You can use data sampling to run tests on a subset of a data set. You might use data sampling when the data set is large. You can perform data sampling on table pairs and single tables.
You can perform data sampling on one table in a table pair. When you run a table-pair test, Data Validation Option runs the test based on a percentage of the rows in the sampled table and all of the rows in the other table.
You can use a seed value to repeat the same sample data set in multiple runs of a test. Data Validation uses the seed value as the starting value to generate a random number. If you do not enter a seed value, Data Validation Option generates a random seed value for each test run. You might use a seed value to replicate a Data Validation Option test.
By default, PowerCenter performs the sampling. If you sample data from IBM DB2, Microsoft SQL Server, Oracle, or Teradata, you can perform native sampling in the database. Push sampling to the database to increase performance.
If you add the WHERE clause and enable sampling, the order of operations depend on where you perform sampling and execute the WHERE clause. Generally, PowerCenter and the database performs sampling before executing the WHERE clause. However, when you configure the database to execute the WHERE clause and PowerCenter to perform sampling, the database executes the WHERE clause before PowerCenter performs the sampling.

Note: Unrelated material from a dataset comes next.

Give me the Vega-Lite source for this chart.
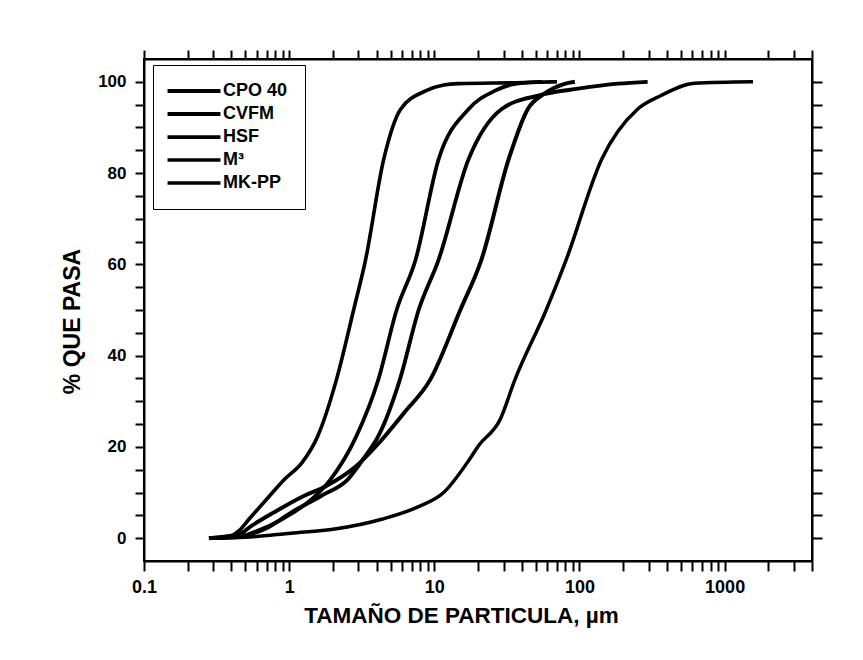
{
  "$schema": "https://vega.github.io/schema/vega-lite/v6.json",
  "autosize": {"type": "none"},
  "padding": {"left": 144, "top": 59, "right": 51, "bottom": 99},
  "width": 668,
  "height": 502,
  "background": "white",
  "config": {
    "font": "Liberation Sans",
    "view": {"stroke": "black", "strokeWidth": 2},
    "axis": {"grid": false, "domainColor": "black", "domainWidth": 2, "tickColor": "black", "tickWidth": 2, "labelColor": "black", "titleColor": "black", "labelFont": "Liberation Sans", "titleFont": "Liberation Sans", "labelFontWeight": "bold", "titleFontWeight": "bold", "labelOverlap": false, "labelFlush": false, "labelBound": false}
  },
  "datasets": {
    "curves": [
      {"s": "M³", "x": 0.28, "p": 0}, {"s": "M³", "x": 0.4, "p": 0.5}, {"s": "M³", "x": 0.45, "p": 1.6}, {"s": "M³", "x": 0.53, "p": 4.2}, {"s": "M³", "x": 0.73, "p": 9.2}, {"s": "M³", "x": 0.93, "p": 12.9}, {"s": "M³", "x": 1.23, "p": 16.6}, {"s": "M³", "x": 1.57, "p": 22.3}, {"s": "M³", "x": 2.12, "p": 34.8}, {"s": "M³", "x": 2.78, "p": 50}, {"s": "M³", "x": 3.36, "p": 61}, {"s": "M³", "x": 4.48, "p": 83}, {"s": "M³", "x": 5.86, "p": 94}, {"s": "M³", "x": 8.7, "p": 98}, {"s": "M³", "x": 11.6, "p": 99.3}, {"s": "M³", "x": 14.6, "p": 99.6}, {"s": "M³", "x": 36, "p": 99.8}, {"s": "M³", "x": 70, "p": 100},
      {"s": "HSF", "x": 0.3, "p": 0}, {"s": "HSF", "x": 0.45, "p": 0.3}, {"s": "HSF", "x": 0.6, "p": 1.6}, {"s": "HSF", "x": 0.9, "p": 4.2}, {"s": "HSF", "x": 1.51, "p": 9.2}, {"s": "HSF", "x": 1.93, "p": 12.9}, {"s": "HSF", "x": 2.9, "p": 22.3}, {"s": "HSF", "x": 4.12, "p": 34.8}, {"s": "HSF", "x": 5.5, "p": 50}, {"s": "HSF", "x": 7.43, "p": 61}, {"s": "HSF", "x": 10.7, "p": 83}, {"s": "HSF", "x": 17.2, "p": 94}, {"s": "HSF", "x": 26, "p": 98}, {"s": "HSF", "x": 37, "p": 99.6}, {"s": "HSF", "x": 55, "p": 100},
      {"s": "CVFM", "x": 0.3, "p": 0}, {"s": "CVFM", "x": 0.48, "p": 0.5}, {"s": "CVFM", "x": 0.68, "p": 2.0}, {"s": "CVFM", "x": 1.03, "p": 5.6}, {"s": "CVFM", "x": 1.67, "p": 9.3}, {"s": "CVFM", "x": 2.54, "p": 12.9}, {"s": "CVFM", "x": 3.35, "p": 18}, {"s": "CVFM", "x": 4.12, "p": 22.4}, {"s": "CVFM", "x": 5.8, "p": 34.8}, {"s": "CVFM", "x": 7.8, "p": 50}, {"s": "CVFM", "x": 10.7, "p": 61}, {"s": "CVFM", "x": 17.2, "p": 83}, {"s": "CVFM", "x": 29, "p": 94}, {"s": "CVFM", "x": 52, "p": 97}, {"s": "CVFM", "x": 98, "p": 98.5}, {"s": "CVFM", "x": 184, "p": 99.6}, {"s": "CVFM", "x": 295, "p": 100},
      {"s": "CPO 40", "x": 0.28, "p": 0}, {"s": "CPO 40", "x": 0.45, "p": 0.8}, {"s": "CPO 40", "x": 0.55, "p": 2.7}, {"s": "CPO 40", "x": 0.78, "p": 5.6}, {"s": "CPO 40", "x": 1.27, "p": 9.3}, {"s": "CPO 40", "x": 1.79, "p": 11.4}, {"s": "CPO 40", "x": 2.9, "p": 15.8}, {"s": "CPO 40", "x": 3.98, "p": 20.2}, {"s": "CPO 40", "x": 6.2, "p": 27.5}, {"s": "CPO 40", "x": 9.4, "p": 34.8}, {"s": "CPO 40", "x": 15.1, "p": 50}, {"s": "CPO 40", "x": 21.1, "p": 61}, {"s": "CPO 40", "x": 32.5, "p": 83}, {"s": "CPO 40", "x": 44, "p": 94}, {"s": "CPO 40", "x": 58, "p": 97.5}, {"s": "CPO 40", "x": 78, "p": 99.5}, {"s": "CPO 40", "x": 93, "p": 100},
      {"s": "MK-PP", "x": 0.3, "p": 0}, {"s": "MK-PP", "x": 0.5, "p": 0.2}, {"s": "MK-PP", "x": 1.03, "p": 1.1}, {"s": "MK-PP", "x": 2.06, "p": 2.0}, {"s": "MK-PP", "x": 4.4, "p": 4.2}, {"s": "MK-PP", "x": 7.65, "p": 6.8}, {"s": "MK-PP", "x": 11.6, "p": 10}, {"s": "MK-PP", "x": 17.5, "p": 17.3}, {"s": "MK-PP", "x": 20.1, "p": 20.2}, {"s": "MK-PP", "x": 28.4, "p": 26}, {"s": "MK-PP", "x": 36, "p": 34.8}, {"s": "MK-PP", "x": 59, "p": 50}, {"s": "MK-PP", "x": 81, "p": 61}, {"s": "MK-PP", "x": 142, "p": 83}, {"s": "MK-PP", "x": 251, "p": 94}, {"s": "MK-PP", "x": 365, "p": 97}, {"s": "MK-PP", "x": 620, "p": 99.7}, {"s": "MK-PP", "x": 1570, "p": 100}
    ]
  },
  "data": {"name": "curves"},
  "layer": [
    {
      "mark": {"type": "line", "color": "black", "interpolate": "monotone"},
      "encoding": {
        "x": {
          "field": "x", "type": "quantitative",
          "scale": {"type": "log", "domain": [0.1, 4000], "nice": false},
          "axis": {
            "orient": "bottom",
            "values": [0.1,0.2,0.3,0.4,0.5,0.6,0.7,0.8,0.9,1,2,3,4,5,6,7,8,9,10,20,30,40,50,60,70,80,90,100,200,300,400,500,600,700,800,900,1000,2000,3000,4000],
            "labelExpr": "abs(log(datum.value)/LN10 - round(log(datum.value)/LN10)) < 0.001 ? format(datum.value, '~g') : ''",
            "tickSize": 10,
            "encode": {"ticks": {"update": {"y2": {"signal": "abs(log(datum.value)/LN10 - round(log(datum.value)/LN10)) < 0.001 ? 10 : 5"}}}},
            "labelFontSize": 18, "labelPadding": 7,
            "title": "TAMAÑO DE PARTICULA, µm", "titleFontSize": 22.5, "titleX": 317, "titleY": 54, "titleBaseline": "middle", "titleAlign": "center"
          }
        },
        "y": {
          "field": "p", "type": "quantitative",
          "scale": {"domain": [-5, 105], "nice": false, "zero": false},
          "axis": {
            "orient": "left",
            "values": [0,5,10,15,20,25,30,35,40,45,50,55,60,65,70,75,80,85,90,95,100],
            "labelExpr": "datum.value % 20 === 0 ? datum.label : ''",
            "tickSize": 9,
            "encode": {"ticks": {"update": {"x2": {"signal": "datum.value % 20 === 0 ? -9 : -5"}}}},
            "labelFontSize": 17, "labelPadding": 9,
            "title": "% QUE PASA", "titleFontSize": 23, "titleX": -72, "titleY": 262, "titleAngle": 270, "titleBaseline": "middle", "titleAlign": "center"
          }
        },
        "strokeWidth": {
          "field": "s", "type": "ordinal",
          "scale": {"domain": ["CPO 40", "CVFM", "HSF", "M³", "MK-PP"], "range": [4, 3.5, 3.3, 3, 2.4]},
          "legend": {
            "orient": "none", "legendX": 9, "legendY": 6, "title": null,
            "symbolType": "M-5,0H5", "symbolSize": 112, "symbolOffset": 15, "symbolStrokeColor": "black", "symbolFillColor": "transparent",
            "labelOffset": 20, "labelFont": "Liberation Sans", "labelFontWeight": "bold", "labelFontSize": 18, "labelColor": "black",
            "padding": 17, "rowPadding": 5, "fillColor": "white", "strokeColor": "black"
          }
        }
      }
    },
    {
      "mark": {"type": "point", "opacity": 0},
      "encoding": {
        "x": {
          "field": "x", "type": "quantitative",
          "scale": {"type": "log", "domain": [0.1, 4000], "nice": false},
          "axis": {
            "orient": "top", "labels": false, "title": null,
            "values": [0.1,0.2,0.3,0.4,0.5,0.6,0.7,0.8,0.9,1,2,3,4,5,6,7,8,9,10,20,30,40,50,60,70,80,90,100,200,300,400,500,600,700,800,900,1000,2000,3000,4000],
            "tickSize": 9,
            "encode": {"ticks": {"update": {"y2": {"signal": "abs(log(datum.value)/LN10 - round(log(datum.value)/LN10)) < 0.001 ? 9 : 4"}}}}
          }
        },
        "y": {
          "field": "p", "type": "quantitative",
          "scale": {"domain": [-5, 105], "nice": false, "zero": false},
          "axis": {
            "orient": "right", "labels": false, "title": null,
            "values": [0,5,10,15,20,25,30,35,40,45,50,55,60,65,70,75,80,85,90,95,100],
            "tickSize": 10,
            "encode": {"ticks": {"update": {"x2": {"signal": "datum.value % 20 === 0 ? -10 : -5"}}}}
          }
        }
      }
    }
  ],
  "resolve": {"axis": {"x": "independent", "y": "independent"}}
}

Because data sampling reduces the number of rows in one table of the table pair, some tests might have different results based on whether you enable data sampling. For example, a Count test might fail after you enable data sampling on one table in a table pair because Data Validation Option processes less rows in one of the tables in the table pair. An Outer Value test might fail after you enable data sampling because the test encounters orphan rows when it performs a full outer join between the tables in the table pair.